The Novel as a Counter-Archive Literature in Post-Abolition Brazil

Date: 

Tuesday, March 26, 2024, 12:00pm to 2:00pm

Location: 

12 Quincy Street, Room 133, Cambridge MA 02138

This event will be held in Portuguese.

This event will explore the role of literature as a “source” for historical and sociological interpretation of race in post-abolition Brazil. A central question arises when considering the analysis of this crucial phase in the formation of Brazilian society, which grapples with the scarcity of oral narratives or written testimonies produced by free or enslaved Black individuals who experienced the end of slavery. This paper aims to address this gap by examining how two Afro-Brazilian writers, Astolfo Marques (1876-1918) and Nascimento Moraes (1882-1958), interpreted the transformations of an imperial society divided between citizens and captives into a republic divided between whites and Blacks in their novels, respectively, “A Nova Aurora” (1913) and “Vencidos e Degenerados” (1915).

Speaker: Matheus Gato, Director of Afro-Cebrap, Brazil.

Moderated by Sidney Chalhoub, David and Peggy Rockefeller Professor of History and of African and African American Studies; Faculty Affiliate, Department of Romance Languages and Literatures.
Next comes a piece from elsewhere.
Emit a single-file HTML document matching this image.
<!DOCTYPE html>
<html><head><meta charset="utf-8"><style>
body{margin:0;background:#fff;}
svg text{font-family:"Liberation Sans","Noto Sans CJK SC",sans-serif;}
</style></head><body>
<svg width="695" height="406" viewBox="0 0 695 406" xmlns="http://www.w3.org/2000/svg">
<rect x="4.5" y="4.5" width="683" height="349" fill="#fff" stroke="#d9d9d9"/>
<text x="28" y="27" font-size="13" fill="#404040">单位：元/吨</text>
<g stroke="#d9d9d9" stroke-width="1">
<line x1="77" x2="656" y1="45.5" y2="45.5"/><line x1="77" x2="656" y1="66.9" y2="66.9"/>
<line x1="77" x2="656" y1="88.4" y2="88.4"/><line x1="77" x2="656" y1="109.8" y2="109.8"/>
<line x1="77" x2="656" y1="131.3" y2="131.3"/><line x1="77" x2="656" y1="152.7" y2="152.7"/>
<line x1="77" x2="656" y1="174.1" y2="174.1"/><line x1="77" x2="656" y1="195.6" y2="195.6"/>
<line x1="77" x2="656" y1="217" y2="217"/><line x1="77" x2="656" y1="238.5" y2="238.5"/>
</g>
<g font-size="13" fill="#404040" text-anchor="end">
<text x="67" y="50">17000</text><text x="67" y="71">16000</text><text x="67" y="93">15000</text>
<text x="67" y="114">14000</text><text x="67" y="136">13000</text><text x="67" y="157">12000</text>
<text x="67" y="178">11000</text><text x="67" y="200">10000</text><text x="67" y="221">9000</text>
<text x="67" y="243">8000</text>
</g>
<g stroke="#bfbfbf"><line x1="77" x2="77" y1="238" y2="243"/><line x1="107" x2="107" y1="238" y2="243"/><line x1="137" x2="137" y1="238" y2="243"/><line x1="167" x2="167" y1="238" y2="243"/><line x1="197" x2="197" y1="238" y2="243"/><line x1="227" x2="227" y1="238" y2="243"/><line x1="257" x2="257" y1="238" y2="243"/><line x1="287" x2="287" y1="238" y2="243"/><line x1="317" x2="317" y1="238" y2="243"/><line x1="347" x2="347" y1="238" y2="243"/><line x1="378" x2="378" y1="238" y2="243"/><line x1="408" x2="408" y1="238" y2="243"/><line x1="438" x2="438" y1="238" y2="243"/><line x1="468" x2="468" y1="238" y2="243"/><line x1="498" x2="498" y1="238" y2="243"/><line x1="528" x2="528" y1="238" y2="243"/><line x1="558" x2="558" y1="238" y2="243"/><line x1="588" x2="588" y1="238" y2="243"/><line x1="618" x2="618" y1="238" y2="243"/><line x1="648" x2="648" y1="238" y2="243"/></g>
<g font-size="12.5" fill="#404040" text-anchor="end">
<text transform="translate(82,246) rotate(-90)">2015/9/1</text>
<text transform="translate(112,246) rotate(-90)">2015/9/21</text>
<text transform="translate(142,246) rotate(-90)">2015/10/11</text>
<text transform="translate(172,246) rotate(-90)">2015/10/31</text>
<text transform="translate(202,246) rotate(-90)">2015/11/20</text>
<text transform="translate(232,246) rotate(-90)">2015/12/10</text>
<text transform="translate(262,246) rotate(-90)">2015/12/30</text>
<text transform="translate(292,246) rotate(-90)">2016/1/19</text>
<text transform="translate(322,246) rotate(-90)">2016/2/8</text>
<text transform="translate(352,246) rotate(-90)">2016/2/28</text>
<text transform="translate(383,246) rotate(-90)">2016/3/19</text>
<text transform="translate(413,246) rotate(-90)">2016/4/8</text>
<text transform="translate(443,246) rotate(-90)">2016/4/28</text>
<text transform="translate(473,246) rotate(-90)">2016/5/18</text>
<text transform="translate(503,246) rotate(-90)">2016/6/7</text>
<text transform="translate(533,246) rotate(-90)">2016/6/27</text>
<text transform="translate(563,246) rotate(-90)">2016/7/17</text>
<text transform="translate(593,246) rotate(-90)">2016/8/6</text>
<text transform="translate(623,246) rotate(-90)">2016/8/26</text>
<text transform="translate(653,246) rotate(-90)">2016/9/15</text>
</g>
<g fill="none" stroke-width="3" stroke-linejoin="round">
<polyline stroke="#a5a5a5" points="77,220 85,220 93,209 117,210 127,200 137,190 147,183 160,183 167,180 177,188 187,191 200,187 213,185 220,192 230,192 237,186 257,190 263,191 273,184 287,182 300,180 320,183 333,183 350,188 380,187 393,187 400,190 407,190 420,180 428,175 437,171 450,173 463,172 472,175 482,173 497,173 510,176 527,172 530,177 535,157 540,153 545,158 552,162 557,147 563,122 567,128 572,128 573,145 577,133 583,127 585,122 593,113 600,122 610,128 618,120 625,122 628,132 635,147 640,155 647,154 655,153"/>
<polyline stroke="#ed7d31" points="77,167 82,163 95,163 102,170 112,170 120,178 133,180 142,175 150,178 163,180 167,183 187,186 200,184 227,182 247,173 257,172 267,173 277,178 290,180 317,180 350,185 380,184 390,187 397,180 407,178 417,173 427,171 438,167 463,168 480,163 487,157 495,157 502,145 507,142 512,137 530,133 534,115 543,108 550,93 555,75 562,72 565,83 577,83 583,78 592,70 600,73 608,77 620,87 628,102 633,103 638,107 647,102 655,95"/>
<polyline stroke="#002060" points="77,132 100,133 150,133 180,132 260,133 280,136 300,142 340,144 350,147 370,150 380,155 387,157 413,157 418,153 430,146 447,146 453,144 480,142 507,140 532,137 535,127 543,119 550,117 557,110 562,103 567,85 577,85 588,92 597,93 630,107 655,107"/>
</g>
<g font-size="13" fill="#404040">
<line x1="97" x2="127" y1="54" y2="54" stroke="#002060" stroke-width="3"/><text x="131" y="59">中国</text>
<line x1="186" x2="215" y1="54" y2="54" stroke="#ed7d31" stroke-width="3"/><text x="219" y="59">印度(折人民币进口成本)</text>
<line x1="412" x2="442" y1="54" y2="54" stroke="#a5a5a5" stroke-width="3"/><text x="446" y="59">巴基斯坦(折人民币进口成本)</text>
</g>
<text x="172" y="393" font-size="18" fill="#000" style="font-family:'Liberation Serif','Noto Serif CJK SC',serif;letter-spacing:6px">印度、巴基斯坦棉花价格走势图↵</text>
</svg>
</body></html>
This event is co-sponsored by the Afro-Latin American Research Institute at the Hutchins Center and Harvard History Department.

Biographies

Matheus Gato is a sociologist specializing largely in race relations in Brazil. He received his Ph.D. in sociology from the University of São Paulo in 2015. Gato’s work focuses on processes of racialization that marked the end of Brazilian slavery (1888) in the state of Maranhão, home to the highest concentration of black descendants in Brazil. Through ethnographic and archival research, Gato analyzes the racial configuration of urban space in the nineteenth century, explores the trajectory of black intellectuals of the period, and conducts close readings of novels and short stories that reveal the formation of black citizenship in post-abolition Brazil. He has published widely in peer-reviewed journals and has participated extensively in the Global Collaborative Network “Race and Citizenship in the Americas,” an internationalization initiative led by Princeton University and the University of São Paulo (USP).
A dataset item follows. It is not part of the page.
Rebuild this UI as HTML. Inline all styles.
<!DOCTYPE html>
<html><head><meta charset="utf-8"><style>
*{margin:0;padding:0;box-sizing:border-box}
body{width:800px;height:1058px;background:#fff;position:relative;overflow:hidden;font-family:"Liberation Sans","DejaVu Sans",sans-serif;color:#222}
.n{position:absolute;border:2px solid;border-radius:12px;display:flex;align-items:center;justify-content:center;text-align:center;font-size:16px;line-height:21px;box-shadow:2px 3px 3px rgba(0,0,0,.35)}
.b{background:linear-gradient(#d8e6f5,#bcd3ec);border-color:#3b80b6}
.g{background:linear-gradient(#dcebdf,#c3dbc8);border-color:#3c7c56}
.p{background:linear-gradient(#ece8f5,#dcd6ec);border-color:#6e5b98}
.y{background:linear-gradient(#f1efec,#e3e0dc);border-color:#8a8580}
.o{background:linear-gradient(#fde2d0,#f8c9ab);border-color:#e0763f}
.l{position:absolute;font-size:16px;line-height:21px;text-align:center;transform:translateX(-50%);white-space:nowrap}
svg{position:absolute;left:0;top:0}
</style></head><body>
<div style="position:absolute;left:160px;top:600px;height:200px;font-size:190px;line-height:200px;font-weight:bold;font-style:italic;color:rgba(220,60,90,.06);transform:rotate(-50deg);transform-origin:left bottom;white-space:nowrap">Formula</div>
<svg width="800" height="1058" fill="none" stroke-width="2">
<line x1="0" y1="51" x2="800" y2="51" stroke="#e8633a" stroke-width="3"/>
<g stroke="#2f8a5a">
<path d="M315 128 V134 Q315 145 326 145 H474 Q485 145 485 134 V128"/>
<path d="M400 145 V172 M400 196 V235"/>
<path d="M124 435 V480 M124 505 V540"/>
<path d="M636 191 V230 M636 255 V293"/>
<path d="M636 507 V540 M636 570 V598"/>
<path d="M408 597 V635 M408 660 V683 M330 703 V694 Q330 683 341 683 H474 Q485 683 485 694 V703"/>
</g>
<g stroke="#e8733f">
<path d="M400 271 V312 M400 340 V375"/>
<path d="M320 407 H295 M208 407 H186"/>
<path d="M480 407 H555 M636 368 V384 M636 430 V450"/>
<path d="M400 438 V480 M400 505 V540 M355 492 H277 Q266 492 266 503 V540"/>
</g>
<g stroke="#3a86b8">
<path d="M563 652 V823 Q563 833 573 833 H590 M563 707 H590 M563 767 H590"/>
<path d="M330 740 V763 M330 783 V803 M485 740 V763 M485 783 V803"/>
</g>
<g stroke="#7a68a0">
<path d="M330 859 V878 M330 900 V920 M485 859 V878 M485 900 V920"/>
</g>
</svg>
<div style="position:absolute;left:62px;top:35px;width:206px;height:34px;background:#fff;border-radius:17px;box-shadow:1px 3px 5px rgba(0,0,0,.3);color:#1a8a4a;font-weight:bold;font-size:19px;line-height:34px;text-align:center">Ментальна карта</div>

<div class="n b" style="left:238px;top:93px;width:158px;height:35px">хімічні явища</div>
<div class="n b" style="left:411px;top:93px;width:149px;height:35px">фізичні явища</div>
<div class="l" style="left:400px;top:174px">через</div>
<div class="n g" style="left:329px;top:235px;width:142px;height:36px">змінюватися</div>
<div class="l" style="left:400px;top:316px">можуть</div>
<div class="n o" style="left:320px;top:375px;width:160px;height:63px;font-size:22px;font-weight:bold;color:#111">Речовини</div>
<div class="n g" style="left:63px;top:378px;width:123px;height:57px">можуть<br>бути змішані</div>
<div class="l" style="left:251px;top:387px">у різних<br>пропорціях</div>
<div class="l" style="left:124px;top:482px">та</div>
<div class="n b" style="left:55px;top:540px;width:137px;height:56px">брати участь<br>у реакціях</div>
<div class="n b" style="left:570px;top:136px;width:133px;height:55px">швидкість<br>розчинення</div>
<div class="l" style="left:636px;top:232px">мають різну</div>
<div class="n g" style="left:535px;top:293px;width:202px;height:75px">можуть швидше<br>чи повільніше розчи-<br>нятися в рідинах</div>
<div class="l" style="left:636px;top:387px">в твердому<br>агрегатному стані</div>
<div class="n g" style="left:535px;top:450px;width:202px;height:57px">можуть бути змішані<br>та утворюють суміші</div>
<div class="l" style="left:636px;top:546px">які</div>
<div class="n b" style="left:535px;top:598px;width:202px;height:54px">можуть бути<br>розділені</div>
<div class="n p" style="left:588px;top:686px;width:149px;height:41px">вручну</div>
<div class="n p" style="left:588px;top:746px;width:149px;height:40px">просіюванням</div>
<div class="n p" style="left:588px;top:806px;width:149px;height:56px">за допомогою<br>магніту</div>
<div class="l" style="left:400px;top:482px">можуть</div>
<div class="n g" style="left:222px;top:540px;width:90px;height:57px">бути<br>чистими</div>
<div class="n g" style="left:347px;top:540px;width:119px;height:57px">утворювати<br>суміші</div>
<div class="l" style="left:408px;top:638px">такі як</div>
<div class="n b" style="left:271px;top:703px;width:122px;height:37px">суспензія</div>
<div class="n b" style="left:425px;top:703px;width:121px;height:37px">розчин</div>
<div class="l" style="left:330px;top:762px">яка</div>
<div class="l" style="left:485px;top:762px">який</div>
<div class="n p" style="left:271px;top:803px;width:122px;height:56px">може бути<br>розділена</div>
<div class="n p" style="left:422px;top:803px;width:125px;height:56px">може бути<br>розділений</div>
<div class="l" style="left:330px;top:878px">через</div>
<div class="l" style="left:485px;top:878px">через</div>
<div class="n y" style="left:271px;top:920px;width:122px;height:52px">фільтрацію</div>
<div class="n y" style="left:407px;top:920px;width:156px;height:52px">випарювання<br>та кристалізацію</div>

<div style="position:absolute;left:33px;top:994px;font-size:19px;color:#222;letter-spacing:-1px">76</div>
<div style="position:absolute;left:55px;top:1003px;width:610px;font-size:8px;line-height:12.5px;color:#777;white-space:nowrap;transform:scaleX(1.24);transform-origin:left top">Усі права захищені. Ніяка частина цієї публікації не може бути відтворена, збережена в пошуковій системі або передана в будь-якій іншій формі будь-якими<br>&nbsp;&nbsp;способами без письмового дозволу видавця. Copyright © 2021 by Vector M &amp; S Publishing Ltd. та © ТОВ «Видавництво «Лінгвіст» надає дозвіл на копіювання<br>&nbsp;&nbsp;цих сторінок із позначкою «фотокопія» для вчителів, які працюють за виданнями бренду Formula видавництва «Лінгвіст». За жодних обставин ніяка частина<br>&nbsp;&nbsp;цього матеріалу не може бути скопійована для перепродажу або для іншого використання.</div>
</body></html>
Sidney Chalhoub taught history at the University of Campinas, Brazil, for thirty years. He moved to Harvard in July 2015. He has published three books on the social history of Rio de Janeiro: Trabalho, lar e botequim (1986), on working-class culture in the early twentieth century; Visões da liberdade (1990), on the last decades of slavery in the city; and Cidade febril (1996), on tenements and epidemics in the second half of the nineteenth century. He also published Machado de Assis, historiador (2003), about the literature and political ideas of the most important nineteenth-century Brazilian novelist, and co-edited five other books on the social history of Brazil. His most recent monograph is A força da escravidão: ilegalidade e costume no Brasil oitocentista (2012), on illegal enslavement and the precariousness of freedom in nineteenth-century Brazil. Chalhoub has been a Visiting Professor at the University of Michigan (1995, 1999, 2004), a Tinker Visiting Professor at the University of Chicago (2007), and a research fellow at Stanford University (2010-11) and in the International Research Center “Work and Human Lifecycle in Global History” (Re:work) at Humbold Universität, Berlin (2013). He was a founder of and remains associated with the Centro de Pesquisa em História Social da Cultura (CECULT), University of Campinas.